- The suspect in the White House Correspondents' Dinner incident has been charged with attempting to assassinate the president as well as several firearms offenses. People from his hometown, the Los Angeles suburb of Torrance, seem for the most part not to know him very well, saying that he lived with his parents and didn't interact with very many people.
- Mark Carney has announced plans to create a sovereign wealth fund for Canada. Unlike the one so successfully operated by Norway over the decades, it doesn't sound like it will be filled up with oil royalties - under our federal system, these kind of resources fall largely under provincial jurisdiction (as frothing-at-the-mouth Albertans are all too keen to point out whenever any plans to federally manage that sector of the economy are made). Instead, it sounds like it's going to just be some kind of investment fund that you (as well as "the private sector and international partners") buy units of the way you would for a mutual fund or ETF. Ironically, Norway's own sovereign wealth fund, the largest in the world (which does get much of its money from oil), was initially inspired by the Alberta Heritage Savings Trust fund as initially set up by Peter Lougheed (but sadly nerfed by Ralph Klein). Now, unfortunately, that sort of thing is anathema to that province.
- Water levels in Ontario's Lake Simcoe are at their highest level in decades, with the potential to cause flooding in parts of Barrie and Orillia as well as the towns of Innisfil and Georgina and the township of Ramara. This is threatening croplands in an area sometimes called the "salad bowl", a major producer of vegetable crops.
- State Farm Insurance is facing hundreds of lawsuits from people who were denied coverage for hail damage, including over 600 in Oklahoma alone. There are allegations of a "wide-ranging program" by the company to avoid claims for such damage, as well as for wildfires. Perhaps the company can see a rise in such claims coming due to climate change and wants to make sure they don't have to pay them. Meanwhile millions of properties in the US are uninsured because the owners can't afford the premiums.

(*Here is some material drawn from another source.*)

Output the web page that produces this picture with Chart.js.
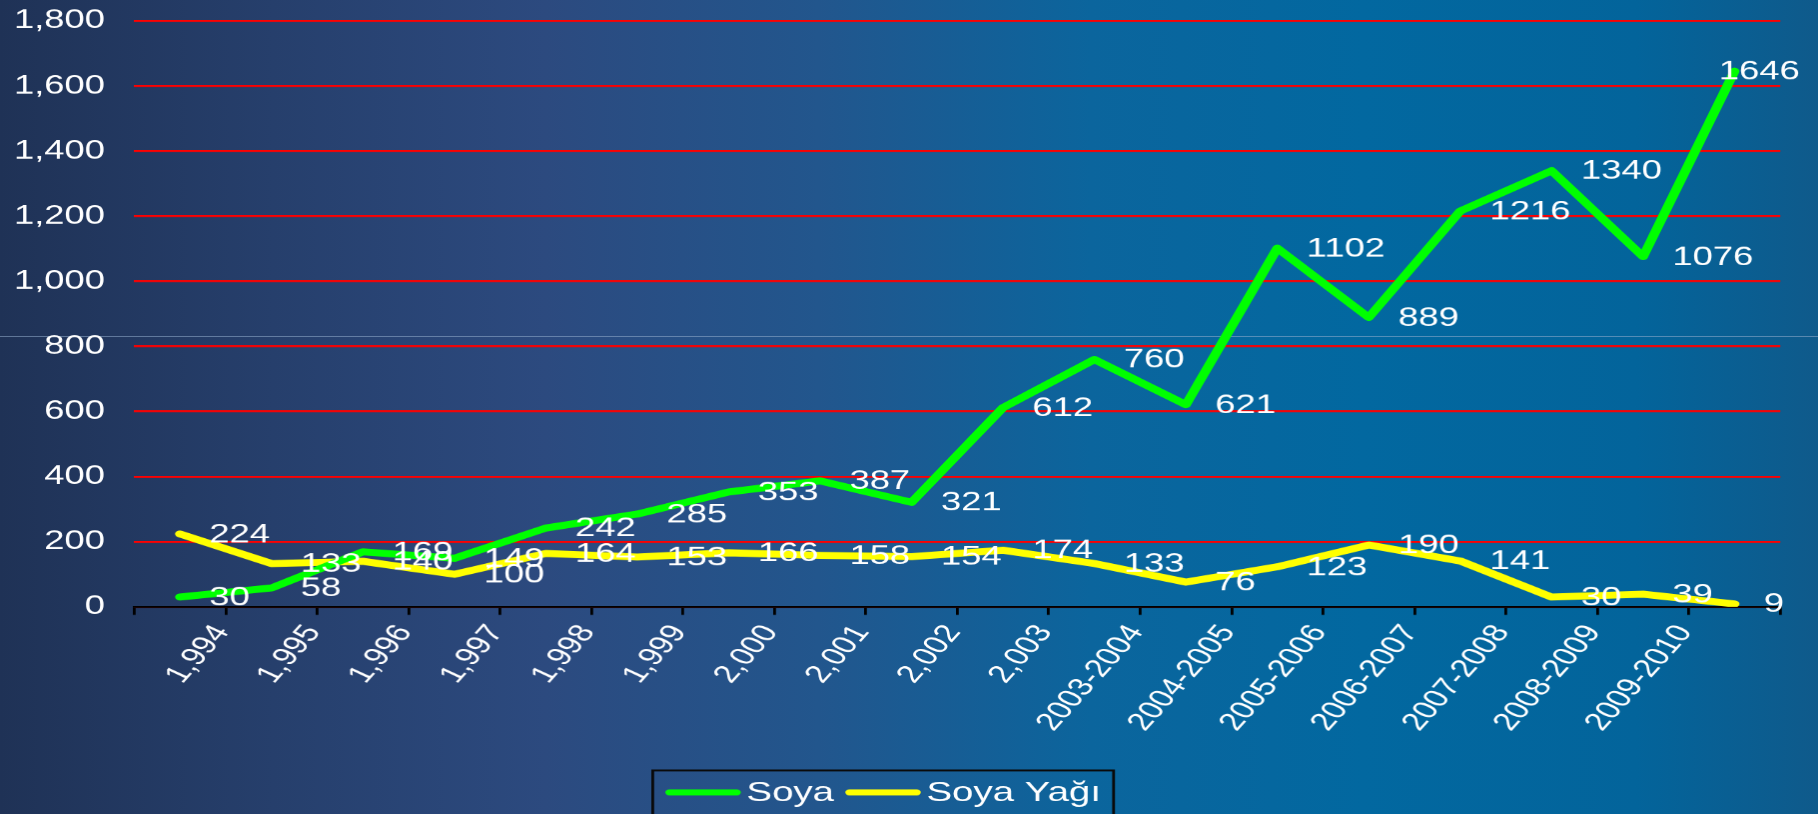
<!DOCTYPE html>
<html>
<head>
<meta charset="utf-8">
<script src="https://cdn.jsdelivr.net/npm/chart.js@4.4.1/dist/chart.umd.min.js"></script>
<style>
  html, body { margin: 0; padding: 0; width: 1818px; height: 814px; overflow: hidden; }
  body {
    background: linear-gradient(to right, #1f3256 0%, #263f6c 15%, #2c4a7f 30%, #22568d 45%, #0b659d 60%, #0268a0 75%, #03649b 90%, #0f5a8b 100%);
    position: relative;
  }
  #seam { position: absolute; left: 0; top: 336px; width: 1818px; height: 1px; background: rgba(150,175,205,0.55); }
  #wrap { position: absolute; left: 0; top: 0; width: 1300px; height: 814px; transform: scaleX(1.398462); transform-origin: 0 0; }
</style>
</head>
<body>
<div id="seam"></div>
<div id="wrap"><canvas id="c"></canvas></div>
<script>
const categories = ["1,994", "1,995", "1,996", "1,997", "1,998", "1,999", "2,000", "2,001", "2,002", "2,003",
  "2003-2004", "2004-2005", "2005-2006", "2006-2007", "2007-2008", "2008-2009", "2009-2010", ""];
const soya = [30, 58, 169, 149, 242, 285, 353, 387, 321, 612, 760, 621, 1102, 889, 1216, 1340, 1076, 1646];
const soyaYagi = [224, 133, 140, 100, 164, 153, 166, 158, 154, 174, 133, 76, 123, 190, 141, 30, 39, 9];
const seriesNames = ["Soya", "Soya Yağı"];
const yMin = 0, yMax = 1800, yStep = 200;

const FONT = "'Liberation Sans', Arial, sans-serif";

const valueLabels = {
  id: 'valueLabels',
  afterDatasetsDraw(chart) {
    const ctx = chart.ctx;
    ctx.save();
    ctx.font = '26px ' + FONT;
    ctx.fillStyle = '#ffffff';
    ctx.textBaseline = 'middle';
    ctx.textAlign = 'left';
    chart.data.datasets.forEach((ds, di) => {
      const meta = chart.getDatasetMeta(di);
      meta.data.forEach((pt, i) => {
        const txt = String(ds.data[i]);
        const w = ctx.measureText(txt).width;
        let x = pt.x + 21;
        if (x + w > chart.width - 13) x = chart.width - 13 - w;
        ctx.fillText(txt, x, pt.y + 1);
      });
    });
    ctx.restore();
  }
};

// Legend drawn from the datasets (Excel-style framed legend)
const framedLegend = {
  id: 'framedLegend',
  afterDraw(chart) {
    const ctx = chart.ctx;
    const lineLen = 48, lineW = 6, capGap = 3, textGap = 4, itemGap = 8, pad = 9;
    const cx = 631.5, cy = 792;
    ctx.save();
    ctx.font = '27.5px ' + FONT;
    const items = chart.data.datasets.map(ds => ({ label: ds.label, color: ds.borderColor, w: ctx.measureText(ds.label).width }));
    let total = 0;
    items.forEach((it, i) => { total += capGap + lineLen + capGap + textGap + it.w + (i < items.length - 1 ? itemGap : 0); });
    const boxL = cx - total / 2 - pad, boxR = cx + total / 2 + pad;
    ctx.strokeStyle = '#0a0a0a';
    ctx.lineWidth = 2;
    ctx.strokeRect(boxL, 770, boxR - boxL, 80);
    let x = cx - total / 2;
    items.forEach(it => {
      ctx.strokeStyle = it.color;
      ctx.lineWidth = lineW;
      ctx.lineCap = 'round';
      ctx.beginPath();
      ctx.moveTo(x + capGap, cy);
      ctx.lineTo(x + capGap + lineLen, cy);
      ctx.stroke();
      x += capGap + lineLen + capGap + textGap;
      ctx.fillStyle = '#ffffff';
      ctx.textBaseline = 'middle';
      ctx.textAlign = 'left';
      ctx.fillText(it.label, x, cy + 1);
      x += it.w + itemGap;
    });
    ctx.restore();
  }
};

new Chart(document.getElementById('c'), {
  type: 'line',
  data: {
    labels: categories,
    datasets: [
      { label: seriesNames[0], data: soya, borderColor: '#00ff00', backgroundColor: '#00ff00',
        borderWidth: 7, pointRadius: 0, tension: 0, borderCapStyle: 'round', borderJoinStyle: 'round' },
      { label: seriesNames[1], data: soyaYagi, borderColor: '#ffff00', backgroundColor: '#ffff00',
        borderWidth: 7, pointRadius: 0, tension: 0, borderCapStyle: 'round', borderJoinStyle: 'round' }
    ]
  },
  options: {
    responsive: true,
    maintainAspectRatio: false,
    devicePixelRatio: 1.4,
    animation: false,
    events: [],
    layout: { padding: { left: 10, right: 27, top: 21, bottom: 44 } },
    scales: {
      x: {
        offset: true,
        grid: { offset: true, drawOnChartArea: false, drawTicks: true, tickLength: 8, color: '#000000', lineWidth: 2 },
        border: { display: true, color: '#000000', width: 2 },
        ticks: { color: '#ffffff', font: { size: 25, family: FONT }, autoSkip: false,
                 minRotation: 57, maxRotation: 57, labelOffset: 30, padding: 5 },
        afterFit(s) { s.height = 163.5; }
      },
      y: {
        min: yMin, max: yMax,
        grid: { color: '#ff0000', lineWidth: 2, drawTicks: true, tickLength: 21, tickColor: 'rgba(0,0,0,0)' },
        border: { display: false },
        ticks: { stepSize: yStep, color: '#ffffff', font: { size: 26, family: FONT }, padding: 0,
                 callback: v => Number(v).toLocaleString('en-US') },
        afterFit(s) { s.width = 86; }
      }
    },
    plugins: {
      tooltip: { enabled: false },
      legend: { display: false }
    }
  },
  plugins: [valueLabels, framedLegend]
});
</script>
</body>
</html>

- Tenants at a North End apartment building operated by the nonprofit Winnipeg Housing Rehabilitation Corporation, are raising concerns after the organization began housing homeless people in vacant units in cooperation with social service agencies. Several longtime tenants report that they no longer feel safe; a representative of the nonprofit acknowledges the concerns, saying that while they have been working to house the homeless for several years the situation has worsened in the last year. In contrast to this, organizations in Steinbach are proposing a dedicated building for people in such situations, which would have onsite psychiatrists. This sounds like a better way of dealing with the situation; while I can see some having concerns about the segregating effect of this, that may be a necessary evil in order to maintain a satisfactory level of buy-in from the public.
- A man in his 70s has been arrested following the fatal shooting of a 62 year old man in Mississauga. Police believe the shooting was targeted; you'd think one would outgrow one's gangster phase by that age.